The VPPA claim against Google was dismissed because the court found that Google was not a “video tape service provider” (“VTSP”) as required for liability under the statute. The court reasoned that Google is not “engaged in the business of renting, selling, or delivering either video tapes or similar audio materials.” Some courts have shown a willingness to extend the definition of a VTSP to companies such as Hulu and Netflix that offer video-streaming services, but the court in this case stopped short of extending it to Google, a company that does not offer video services as its main business.
The VPPA claim against Viacom failed because the court found that, even if Viacom were a VTSP, an issue the court did not reach, Viacom did not release personally identifiable information to Google, which is required to have occurred under the VPPA. The court concluded that “anonymous user IDs, a child’s gender and age, and information about the computer used to access Viacom’s websites” – even if disclosed by Viacom – were not personally identifiable information.
With its potential for large damages there has been a recent uptick in cases filed under the VPPA. Recently, plaintiffs have filed cases against well-known media companies including Hulu, Netflix, ESPN, the Cartoon Network, and The Wall Street Journal. These cases have started to show a trend in shifting away from the intended defendants, companies whose main line of business is renting and selling videos, and toward companies that provide streaming video as part of their business.
The line drawn by the court in this case of who can be considered a VTSP could be a significant win for companies that offer mobile apps with streaming video capabilities by limiting the definition of a VTSP to companies that are in the business of renting or selling videos. Such a limitation would be welcome by many operators of new technologies.

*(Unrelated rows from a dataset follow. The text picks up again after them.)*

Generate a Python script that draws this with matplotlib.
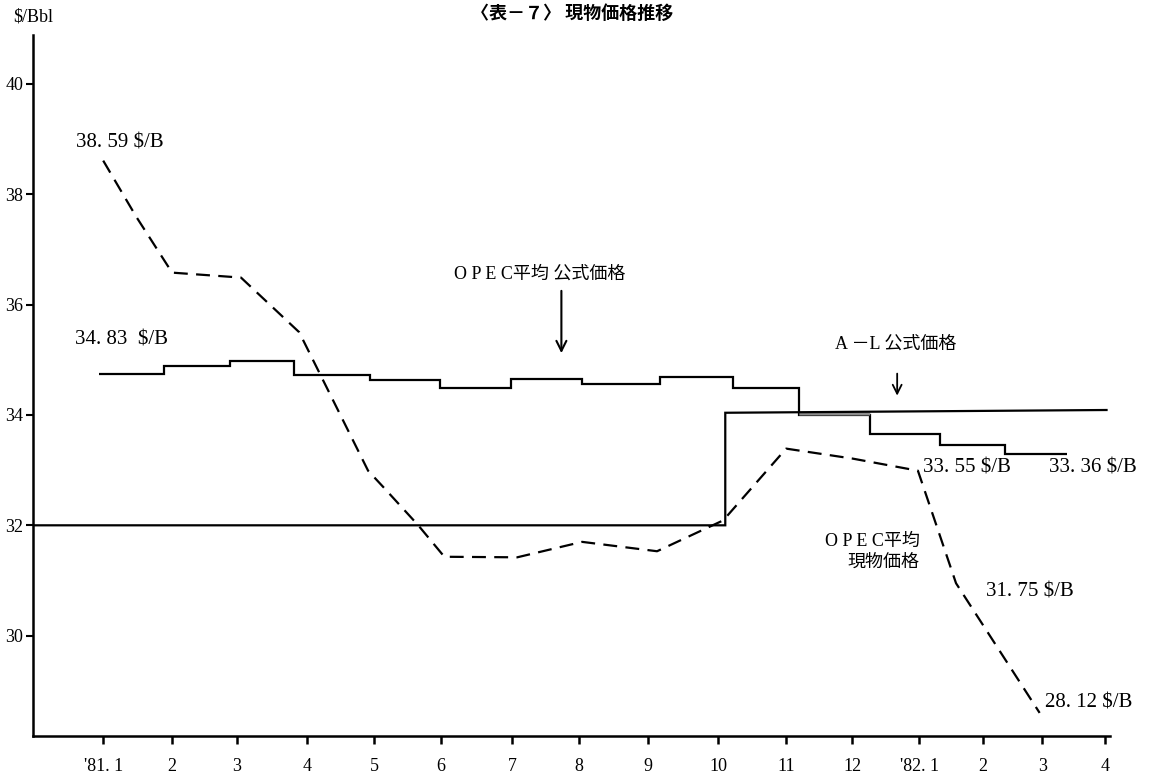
import numpy as np
import matplotlib
matplotlib.use("Agg")
import matplotlib.pyplot as plt

plt.rcParams["font.family"] = ["Liberation Serif", "Noto Sans CJK JP"]
plt.rcParams["lines.scale_dashes"] = False

# x axis: months from '81.1 (0) to '82.4, tick marks as drawn in the original
tick_pos = [0, 1.03, 2.0, 3.05, 4.05, 5.05, 6.11, 7.11, 8.15, 9.19, 10.21, 11.2, 12.2, 13.15, 14.04, 14.98]
tick_labels = ["'81. 1", "2", "3", "4", "5", "6", "7", "8", "9", "10", "11", "12", "'82. 1", "2", "3", "4"]
y_ticks = [30, 32, 34, 36, 38, 40]

# OPEC average official price (monthly steps)
official_edges = [-0.07, 0.91, 1.90, 2.85, 3.99, 5.04, 6.10, 7.16, 8.33, 9.42, 10.40, 11.46, 12.51, 13.48, 14.41]
official_levels = [34.75, 34.88, 34.97, 34.72, 34.64, 34.49, 34.66, 34.56, 34.69, 34.49, 34.00, 33.65, 33.46, 33.30]

# Arabian Light official price
al_x = [-1.05, 9.30, 9.30, 15.0]
al_y = [32.0, 32.0, 34.04, 34.09]

# OPEC average spot price
spot_x = [0.0, 0.49, 1.03, 2.06, 2.93, 3.96, 4.19, 4.71, 5.10, 6.19, 7.16, 8.28, 9.27, 10.21, 11.2, 12.18, 12.75, 14.0]
spot_y = [38.61, 37.60, 36.58, 36.49, 35.50, 32.99, 32.69, 32.0, 31.43, 31.42, 31.70, 31.53, 32.09, 33.39, 33.21, 32.99, 30.95, 28.60]

fig = plt.figure(figsize=(11.53, 7.74), dpi=100)
ax = fig.add_axes([0.0286, 0.049, 0.934, 0.906])

ax.stairs(official_levels, official_edges, baseline=None, color="black", lw=1.6)
ax.plot(al_x, al_y, color="black", lw=1.6, solid_joinstyle="miter")
# overlap of the two official prices in Nov '81
nov = [official_edges[10], official_edges[11]]
ax.fill_between(nov, official_levels[10], np.interp(nov, al_x[2:], al_y[2:]), color="0.55", lw=0)
ax.plot(spot_x, spot_y, color="black", lw=1.6, dashes=(10, 6))

ax.set_xlim(-1.05, 15.05)
ax.set_ylim(28.18, 40.89)
ax.set_xticks(tick_pos)
ax.set_xticklabels(tick_labels)
ax.set_yticks(y_ticks)
ax.spines["top"].set_visible(False)
ax.spines["right"].set_visible(False)
for s in ("left", "bottom"):
    ax.spines[s].set_linewidth(1.8)
ax.tick_params(axis="x", direction="out", length=6, width=1.8, pad=10, labelsize=13)
ax.tick_params(axis="y", direction="out", length=5, width=1.5, pad=2, labelsize=13)

# annotations
lab = dict(fontsize=15, ha="left", va="center")
ax.text(-0.4, 38.93, "38. 59 $/B", **lab)
ax.text(-0.42, 35.35, "34. 83  $/B", **lab)
ax.text(12.26, 33.03, "33. 55 $/B", **lab)
ax.text(14.14, 33.03, "33. 36 $/B", **lab)
ax.text(13.2, 30.79, "31. 75 $/B", **lab)
ax.text(14.08, 28.78, "28. 12 $/B", **lab)

ax.text(5.25, 36.56, "O P E C平均 公式価格", fontsize=13, ha="left", va="center")
ax.annotate("", xy=(6.85, 35.07), xytext=(6.85, 36.3),
            arrowprops=dict(arrowstyle="->", lw=1.5, mutation_scale=18, color="black"))
ax.text(10.94, 35.29, "A －L 公式価格", fontsize=13, ha="left", va="center")
ax.annotate("", xy=(11.87, 34.30), xytext=(11.87, 34.80),
            arrowprops=dict(arrowstyle="->", lw=1.3, mutation_scale=16, color="black"))
ax.text(12.21, 31.52, "O P E C平均\n現物価格", fontsize=13, ha="right", va="center",
        multialignment="right", linespacing=1.25)

fig.text(572 / 1153, 1 - 13 / 774, "〈表－７〉 現物価格推移", ha="center", va="center",
         fontsize=13, fontweight="bold", family=["Noto Sans CJK JP"])
fig.text(13 / 1153, 1 - 17 / 774, "$/Bbl", ha="left", va="center", fontsize=13)

fig.savefig("out.png", dpi=100, facecolor="white")
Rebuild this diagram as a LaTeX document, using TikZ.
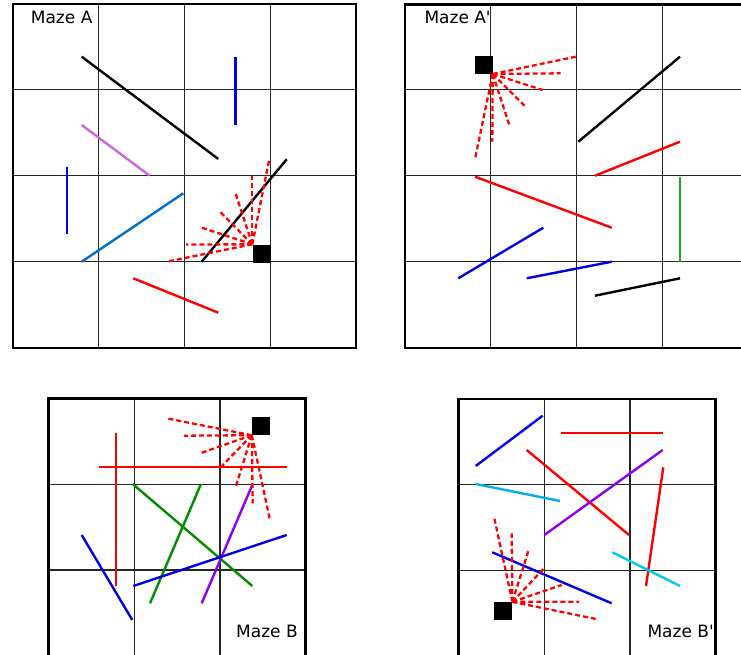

Given the vast number of devices and platforms that deliver video content of some kind, an expansion of the definition of a VTSP could lead to a flood of litigation involving companies that are not in the business of renting or selling videos and were not the intended defendants under the statute.
While this decision will not stop the recent uptick in VPPA litigation, it will provide courts with guidance as how to determine who should be liable under the VPPA. The text of the VPPA was written in a way that did not anticipate the current environment where streaming video is available on a multitude of devices. As more cases are filed, the limits of the statute’s scope will be tested. However, this court’s decision provides precedent for a common sense approach to determining who should be held liable under the VPPA.